Emerald Dairy Farm was granted consent to buy a 280 hectare dairy farm near Oxford in North Canterbury by the OIO.

Canada's Public Sector Pension Investment Board, whose New Zealand assets including 30 percent of the nation's biggest plantation forest, got approval to add to its dairy farm portfolio in September, the same month that the government shot down Shanghai Pengxin's $88 million purchase of Lochinver Station.

Emerald Dairy Farm, which is indirectly owned by the Canadian pension fund known as PSP Investments, was granted consent to buy a 280 hectare dairy farm near Oxford in North Canterbury by the Overseas Investment Office. PSP met the test of a substantial and identifiable benefit to New Zealand with undertakings to create jobs, lift production and boost export receipts. The OIO also took into account its previous investments in New Zealand.

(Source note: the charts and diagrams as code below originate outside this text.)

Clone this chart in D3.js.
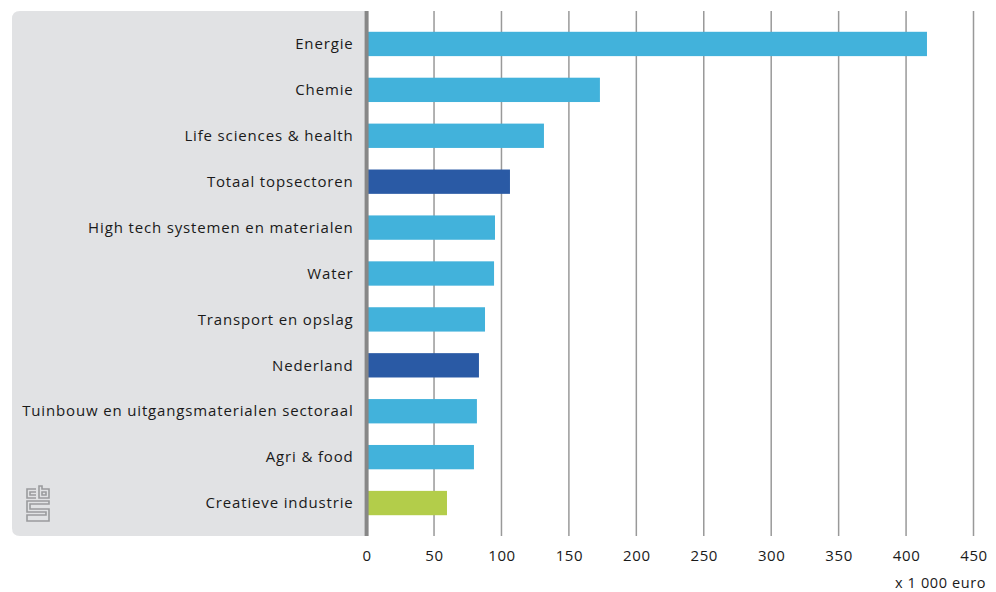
<!DOCTYPE html>
<html>
<head>
<meta charset="utf-8">
<script src="https://cdn.jsdelivr.net/npm/d3@7/dist/d3.min.js"></script>
<style>
  html, body { margin: 0; padding: 0; background: #ffffff; }
  svg { display: block; }
  text { font-family: "Open Sans", "DejaVu Sans", sans-serif; fill: #1a1a1a; }
</style>
</head>
<body>
<svg id="chart" width="996" height="592"></svg>
<script>
// Sectors, top to bottom
const categories = [
  "Energie",
  "Chemie",
  "Life sciences & health",
  "Totaal topsectoren",
  "High tech systemen en materialen",
  "Water",
  "Transport en opslag",
  "Nederland",
  "Tuinbouw en uitgangsmaterialen sectoraal",
  "Agri & food",
  "Creatieve industrie"
];
// Values in x 1 000 euro
const values = [415.5, 173, 131.5, 106.3, 95.2, 94.5, 87.8, 83.3, 81.8, 79.6, 59.6];
// Bar group: sector, total, national or creative
const groups = ["sector", "sector", "sector", "total", "sector", "sector", "sector", "total", "sector", "sector", "creative"];
const xTicks = [0, 50, 100, 150, 200, 250, 300, 350, 400, 450];
const unitLabel = "x 1 000 euro";

const colors = { sector: "#42b2db", total: "#2a5aa5", creative: "#b3cd4a" };

const svg = d3.select("#chart");
const plotTop = 11, plotBottom = 536;
const x0 = 366.6, x1 = 973.5;

const x = d3.scaleLinear().domain([0, 450]).range([x0, x1]);
const y = d3.scaleBand().domain(categories).range([21, 526]).paddingInner(0.47).paddingOuter(0.235);

// Grey label panel with rounded left corners
const px = 12, r = 8;
svg.append("path")
  .attr("d", `M${px + r},${plotTop} H${x0} V${plotBottom} H${px + r} Q${px},${plotBottom} ${px},${plotBottom - r} V${plotTop + r} Q${px},${plotTop} ${px + r},${plotTop} Z`)
  .attr("fill", "#e1e2e4");

// Vertical gridlines
svg.append("g").selectAll("line")
  .data(xTicks.filter(d => d > 0))
  .join("line")
  .attr("x1", d => x(d)).attr("x2", d => x(d))
  .attr("y1", plotTop).attr("y2", plotBottom)
  .attr("stroke", "#999999").attr("stroke-width", 1.5);

// Bars
svg.append("g").selectAll("rect")
  .data(categories)
  .join("rect")
  .attr("x", x(0))
  .attr("y", d => y(d))
  .attr("width", (d, i) => x(values[i]) - x(0))
  .attr("height", y.bandwidth())
  .attr("fill", (d, i) => colors[groups[i]]);

// Zero axis line
svg.append("line")
  .attr("x1", x(0)).attr("x2", x(0))
  .attr("y1", plotTop).attr("y2", plotBottom)
  .attr("stroke", "#878787").attr("stroke-width", 4);

// Category labels
svg.append("g").selectAll("text")
  .data(categories)
  .join("text")
  .attr("x", x0 - 13)
  .attr("y", d => y(d) + y.bandwidth() / 2)
  .attr("dy", "0.35em")
  .attr("text-anchor", "end")
  .attr("font-size", 15)
  .attr("letter-spacing", 0.85)
  .text(d => d);

// X axis tick labels
const xAxis = d3.axisBottom(x).tickValues(xTicks).tickSize(0).tickPadding(0).tickFormat(d3.format("d"));
const gx = svg.append("g").attr("transform", `translate(0,${plotBottom})`).call(xAxis);
gx.select(".domain").remove();
gx.selectAll("text")
  .attr("y", 25)
  .attr("dy", 0)
  .attr("font-size", 15)
  .attr("letter-spacing", 0.6)
  .style("font-family", "'Open Sans', 'DejaVu Sans', sans-serif")
  .attr("fill", "#1a1a1a");

// Unit label
svg.append("text")
  .attr("x", 986).attr("y", 588)
  .attr("text-anchor", "end")
  .attr("font-size", 14.5)
  .attr("letter-spacing", 0.6)
  .text(unitLabel);

// Logo mark in the panel corner
const logo = svg.append("g")
  .attr("transform", "translate(26,486)")
  .attr("fill", "none")
  .attr("stroke", "#9a9b9d")
  .attr("stroke-width", 1.6);
// c
logo.append("path").attr("d", "M10,3 H1 V12 H10");
logo.append("path").attr("d", "M10,6 H4 V9 H10");
// b
logo.append("path").attr("d", "M13,0 V12 H23 V3 H16 V0 Z");
logo.append("path").attr("d", "M16,6 H20 V9 H16 Z");
// s
logo.append("path").attr("d", "M23,15 H1 V26 H20 V29 H1 V35 H23 V23 H4 V18 H23 Z");
</script>
</body>
</html>
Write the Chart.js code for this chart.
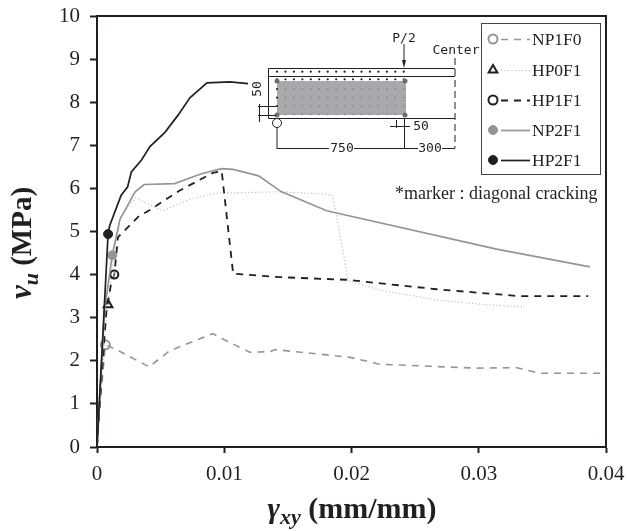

PSP got approval last December to buy a 964 ha dairy farm near Mt Peel in Canterbury through a separate entity, Cumberland Dairy Farm, again meeting the test for jobs, production and exports. The price wasn't disclosed in either transaction.

In November last year, the OIO approved PSP's purchase of 18 commercial and retail properties for about $1 billion from AMP Capital Investors. That deal got over the line on job creation, development capital and the offer to gift a riverbed to the Crown.

PSP manages some C$112 billion in pension funds for Canada's public service, armed forces and mounties. Of its C$1.5 billion invested in natural resources, about 83 percent is in timberlands and 17 percent agriculture. Its increased investment in Kaingaroa and purchase of a portfolio of properties from AMP Capital Investors made Canada the biggest source of foreign investment in between January 2013 and December 2014, according to a KPMG survey of OIO data, putting China in second place.

Shanghai Pengxin is seeking a judicial review of the government's decision to decline its purchase of the 13,843 ha Lochinver Station, against advice from the OIO, on the basis the sale didn't provide enough benefit to New Zealand. It also withdrew from negotiations to buy 10 farms in Northland, citing five months of silence from the OIO.